Claro está, con el correr de las décadas, la fórmula de la joven tentadora sometida al deseo del asesino de turno, terminó por erosionar la raíz central de su planteamiento. Después de todo, la figura femenina atravesó una reinvención inédita a partir de la década de 1960, que culminó en una ruptura de paradigma que tuvo todo tipo de implicaciones. La víctima —pasiva, aterrorizada y la mayoría de las veces sujeta al brazo de su salvador— evolucionó hacia una mujer que podía salvar su vida gracias a su astucia y también, el suficiente valor para luchar contra el riesgo. Pero de nuevo, el arquetipo pareció imponerse: The Final Girl continuaba encarnando a las virtudes de la virgen canónica de mitologías mucho más antiguas. La inocencia triunfando sobre la violencia. La castidad sobre la impunidad sexual. De pronto, la figura femenina podía enfrentarse al asesino —y lo hacía— pero solo mientras pudiera conservar cierto acento virtuoso. La chica final —la sobreviviente— se transformó en emblema de todo tipo de prejuicios y también, de cierto mirada paternalista y condescendiente sobre la mujer.

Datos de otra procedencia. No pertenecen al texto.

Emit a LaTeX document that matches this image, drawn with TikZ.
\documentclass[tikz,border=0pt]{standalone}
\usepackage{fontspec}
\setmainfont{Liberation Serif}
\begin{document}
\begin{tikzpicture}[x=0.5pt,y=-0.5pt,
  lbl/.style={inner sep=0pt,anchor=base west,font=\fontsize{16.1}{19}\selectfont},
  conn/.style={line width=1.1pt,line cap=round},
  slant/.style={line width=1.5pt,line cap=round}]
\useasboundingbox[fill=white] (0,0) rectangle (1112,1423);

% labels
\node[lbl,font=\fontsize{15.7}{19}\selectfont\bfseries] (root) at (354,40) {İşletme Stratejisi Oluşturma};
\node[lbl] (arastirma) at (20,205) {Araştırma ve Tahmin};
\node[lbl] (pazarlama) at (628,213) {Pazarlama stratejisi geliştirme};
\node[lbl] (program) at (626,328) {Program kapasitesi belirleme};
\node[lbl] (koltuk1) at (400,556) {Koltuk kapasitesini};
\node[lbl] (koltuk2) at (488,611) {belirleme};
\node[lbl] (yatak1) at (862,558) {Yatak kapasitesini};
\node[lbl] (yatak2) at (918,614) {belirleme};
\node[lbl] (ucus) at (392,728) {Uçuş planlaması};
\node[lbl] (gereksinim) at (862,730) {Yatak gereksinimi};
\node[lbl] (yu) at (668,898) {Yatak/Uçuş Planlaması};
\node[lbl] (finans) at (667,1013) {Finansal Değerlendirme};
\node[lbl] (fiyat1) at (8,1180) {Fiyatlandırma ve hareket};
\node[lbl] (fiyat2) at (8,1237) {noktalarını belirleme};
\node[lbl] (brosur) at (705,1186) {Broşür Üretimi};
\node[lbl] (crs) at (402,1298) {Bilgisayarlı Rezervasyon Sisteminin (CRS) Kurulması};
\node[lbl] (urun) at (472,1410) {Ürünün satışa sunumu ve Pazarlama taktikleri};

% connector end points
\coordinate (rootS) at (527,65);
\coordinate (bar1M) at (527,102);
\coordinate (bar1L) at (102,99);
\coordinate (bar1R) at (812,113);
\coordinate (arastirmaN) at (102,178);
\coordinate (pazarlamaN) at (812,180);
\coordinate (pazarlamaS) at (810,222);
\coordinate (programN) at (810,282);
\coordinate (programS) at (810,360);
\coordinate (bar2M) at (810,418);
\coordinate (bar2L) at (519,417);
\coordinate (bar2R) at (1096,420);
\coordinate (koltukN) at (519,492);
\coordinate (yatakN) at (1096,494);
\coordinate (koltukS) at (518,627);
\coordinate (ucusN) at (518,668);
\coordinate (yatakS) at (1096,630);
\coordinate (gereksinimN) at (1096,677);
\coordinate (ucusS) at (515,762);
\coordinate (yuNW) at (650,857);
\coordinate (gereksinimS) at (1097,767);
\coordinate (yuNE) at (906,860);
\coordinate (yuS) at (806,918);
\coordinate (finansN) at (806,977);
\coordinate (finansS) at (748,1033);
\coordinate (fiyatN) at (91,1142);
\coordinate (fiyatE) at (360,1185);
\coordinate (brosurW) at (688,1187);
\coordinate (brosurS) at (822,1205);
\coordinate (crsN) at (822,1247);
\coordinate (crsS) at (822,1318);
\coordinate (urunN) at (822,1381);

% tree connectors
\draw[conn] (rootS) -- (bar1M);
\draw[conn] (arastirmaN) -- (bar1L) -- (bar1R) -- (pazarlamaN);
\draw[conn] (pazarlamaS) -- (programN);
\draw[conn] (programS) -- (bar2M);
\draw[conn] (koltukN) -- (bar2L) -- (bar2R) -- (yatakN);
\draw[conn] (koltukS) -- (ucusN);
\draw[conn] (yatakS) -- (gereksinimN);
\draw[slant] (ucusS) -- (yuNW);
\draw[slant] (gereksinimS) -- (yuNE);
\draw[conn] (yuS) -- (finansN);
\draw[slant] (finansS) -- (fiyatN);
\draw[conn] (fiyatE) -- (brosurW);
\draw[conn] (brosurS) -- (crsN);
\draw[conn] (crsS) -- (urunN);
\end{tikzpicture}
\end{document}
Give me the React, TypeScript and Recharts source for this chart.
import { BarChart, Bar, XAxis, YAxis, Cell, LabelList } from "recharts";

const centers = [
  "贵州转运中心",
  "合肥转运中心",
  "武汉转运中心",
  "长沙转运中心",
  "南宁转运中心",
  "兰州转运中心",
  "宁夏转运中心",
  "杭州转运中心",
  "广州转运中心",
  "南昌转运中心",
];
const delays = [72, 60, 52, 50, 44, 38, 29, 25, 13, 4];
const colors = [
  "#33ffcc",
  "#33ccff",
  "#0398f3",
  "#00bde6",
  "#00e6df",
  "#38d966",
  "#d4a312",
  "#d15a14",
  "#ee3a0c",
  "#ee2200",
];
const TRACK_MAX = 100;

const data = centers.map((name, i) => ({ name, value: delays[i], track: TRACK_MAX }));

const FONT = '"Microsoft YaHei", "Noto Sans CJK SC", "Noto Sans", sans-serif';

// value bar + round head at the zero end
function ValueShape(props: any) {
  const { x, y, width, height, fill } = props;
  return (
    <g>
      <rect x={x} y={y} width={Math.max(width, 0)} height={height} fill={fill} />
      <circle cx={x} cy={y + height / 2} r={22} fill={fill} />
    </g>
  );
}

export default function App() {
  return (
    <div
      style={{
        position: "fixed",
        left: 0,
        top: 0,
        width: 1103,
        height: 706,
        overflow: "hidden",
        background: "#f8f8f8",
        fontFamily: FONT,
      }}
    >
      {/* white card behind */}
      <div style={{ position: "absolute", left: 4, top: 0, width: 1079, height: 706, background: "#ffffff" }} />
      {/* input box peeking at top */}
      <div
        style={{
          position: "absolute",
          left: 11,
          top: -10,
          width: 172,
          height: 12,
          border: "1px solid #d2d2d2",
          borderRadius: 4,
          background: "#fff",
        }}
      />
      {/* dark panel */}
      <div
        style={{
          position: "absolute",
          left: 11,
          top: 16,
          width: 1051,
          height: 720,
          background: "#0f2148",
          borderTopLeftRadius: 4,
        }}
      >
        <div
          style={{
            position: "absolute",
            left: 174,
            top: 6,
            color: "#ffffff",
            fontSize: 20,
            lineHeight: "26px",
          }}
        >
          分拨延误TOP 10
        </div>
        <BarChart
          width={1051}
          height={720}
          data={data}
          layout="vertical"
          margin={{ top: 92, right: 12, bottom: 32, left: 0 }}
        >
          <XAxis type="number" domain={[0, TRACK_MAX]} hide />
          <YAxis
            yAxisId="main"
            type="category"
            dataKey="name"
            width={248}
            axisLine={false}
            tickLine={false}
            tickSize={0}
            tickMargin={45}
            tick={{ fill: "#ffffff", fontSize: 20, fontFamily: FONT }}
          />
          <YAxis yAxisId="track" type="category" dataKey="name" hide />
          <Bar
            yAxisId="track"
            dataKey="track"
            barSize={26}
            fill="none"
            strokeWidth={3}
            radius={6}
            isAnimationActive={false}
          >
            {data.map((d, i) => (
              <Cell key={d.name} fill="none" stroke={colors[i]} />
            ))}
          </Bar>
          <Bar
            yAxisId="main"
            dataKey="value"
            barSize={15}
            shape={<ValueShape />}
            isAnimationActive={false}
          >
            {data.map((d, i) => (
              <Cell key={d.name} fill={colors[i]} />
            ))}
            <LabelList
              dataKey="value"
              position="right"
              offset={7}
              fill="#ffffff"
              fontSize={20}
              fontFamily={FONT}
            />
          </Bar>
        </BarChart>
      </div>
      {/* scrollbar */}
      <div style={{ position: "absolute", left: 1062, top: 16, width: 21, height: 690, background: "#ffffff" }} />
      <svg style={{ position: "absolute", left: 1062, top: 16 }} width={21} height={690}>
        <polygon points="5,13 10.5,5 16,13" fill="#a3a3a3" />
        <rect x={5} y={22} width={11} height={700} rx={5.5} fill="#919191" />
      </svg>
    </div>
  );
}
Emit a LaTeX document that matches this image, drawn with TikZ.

En el año 1978, el director John Carpenter se atrevería a ir más allá y reconstruyó el género con Halloween, en donde la violencia continuaba siendo la principal protagonista, pero también, la forma en que la chica sobreviviente podía batallar contra sus implicaciones. Laurie Strode —encarnada por una jovencísima Jamie Lee Curtis— no solo logra sobrevivir a la cadena de asesinatos, sino que encarna además a un nuevo tipo de heroína en ciernes que brindó sentido a toda una nueva generación de películas de terror. Con su mínimo presupuesto y su propuesta extravagante, Halloween encontró una forma de nuclear la fórmula del horror tradicional con algo más sustancioso. Laurie es una víctima propiciatoria al uso, pero en realidad no está dispuesta a permitir que el enmascarado Michael Myers la asesine. Su fortaleza reside en el miedo y sus intentos por sobrevivir son mucho más articulados que intuitivos, lo que permite al personaje convertirse en una contrincante real para el asesino. Al final, Carpenter es una mirada insistente y dura contra la versión de la mujer en peligro y sometida a la violencia, sin posibilidades de lucha.

Claro está, el terror —como género— ha sido parte de la forma en que la cultura se comprende a sí misma y sobre todo, analiza sus símbolos y límites. Cada época no solo tiene una forma de interpretar el mal sino un monstruo que lo representa, lo que crea una percepción de considerable importancia sobre las raíces y percepciones de lo terrorífico. De una u otra manera, lo que nos asusta o puede asustarnos, crea una intricada red de conexiones que sostienen la percepción sobre el bien y el mal como elementos absolutos. Lo mismo ocurre con la víctima propiciatoria y su evolución como Final Girl, de pronto la mujer que sobrevive es mucho más que una puerta abierta para comprender el origen de todos los misterios —y el vínculo con la violencia— y sobre todo, más que una sobreviviente casual. La nueva Final Girl tiene la capacidad no solo de encarnar un hilo conductor entre el peligro que le acecha y algo más elaborado, violento y complejo que el nuevo cine de terror explota de manera inteligente y con singular eficacia.